No sure, I decided to stick with a mechanical lift pump when I upgraded my system last winter. I'm inclined to think than an electric pump would do the job on it's own. Why don't you see how the leccy pump handles bleeding first? You can easily retro fit the hand primer if it doesn't.
 
I was thinking of fitting a 12v pump and disconnecting the old fashioned mechanical fuel pump, that way once the pump is switched on, the diesel supply to the injector pump is under constant pressure. Which also has the advantage that when changing filters or servicing you don't have to mess about pumping the lift pump to get air out of the system.
I would obviously leave the original lift pump in place, complete with tubing and spare jubilee clips in case if the 12v pump ever fails I can swap back to the old system quickly.
Another advantage, is that in my boat the original mild steel fuel tanks were replaced with new Vetus Plastic ones which are obviously lighter, so a 12v pump would allow me to empty the diesel into containers, the plastic tank then when empty weighs about 20 kilos which can easily be lifted out for cleaning or checking if it has Diesel Bug in it.
 
Hadenough - that is exactly what I have in mind, thank you.

The opinion so far seems to be that the pump will cope OK. One of the advantages of the engine mounted electric lift pump is that it claims to automatically bleed the fuel lines anyway. I was unsure though whether it would cope with purging conceivably both the water separator and filter of air - hence the desire to fit the manual priming pump. Thoughts??

Our fuel tank is around 4 ft deep and the electric pump has no problem bleeding the system after filter changes. Don't see any need for anything additional which would just increase resistance.
 
Thank you all for your replies. On balance I think we'll keep it simple - and initially just see if the electric self-bleeding lift pump copes with priming the system. Failing that, I think I'll opt for a bulb type pump, which - as already pointed out - should be an easy retro-fit.
 
Arcady I put one of those on my system (Water trap followed by CAV) last year. On outlet side of CAV filter - works fine.
 
You need it on the inlet side of the cav filter - if you want to bleed out the head chamber of the Cav. They make them in inlet and outlet versions.
Inlet is better - as it has nothing behind it that needs bleeding - all the bleed point are ahead of it. - ie cav head chamber, secondary filter head, injector pump inlet etc.
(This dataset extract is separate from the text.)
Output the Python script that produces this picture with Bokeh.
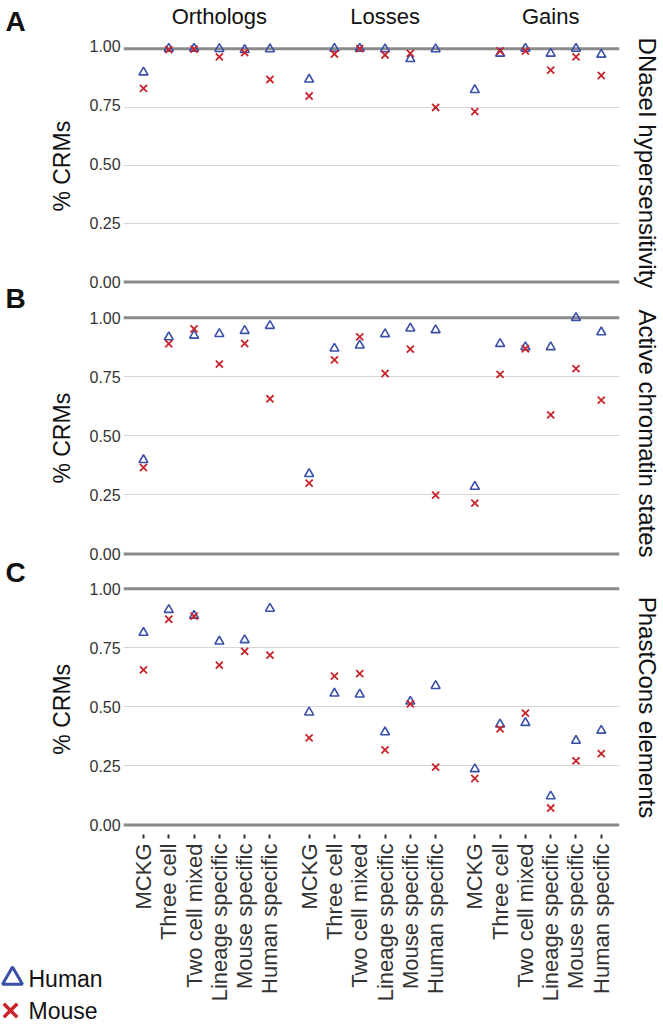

If you have a top feed tank - then a primer of some type is almost essential, esepciallly if your tank is top feed - and - lower than the lift pump head. ( mine was like that - but I changed it to a positive feed. Still a top outlet though )
 
I fitted an identical pump to the input side of a CAV filter from which there is a 5m run to the engine, it has made filter changes etc & bleeding so very much easier -very pleased.
 
Peugeot 306 has a bulb pump in the fuel supply. Easy to get from a scrap yard. Very useful for any pumping function need to stat a syphon of fuel. (Like when the wife put petrol in the diesel tank).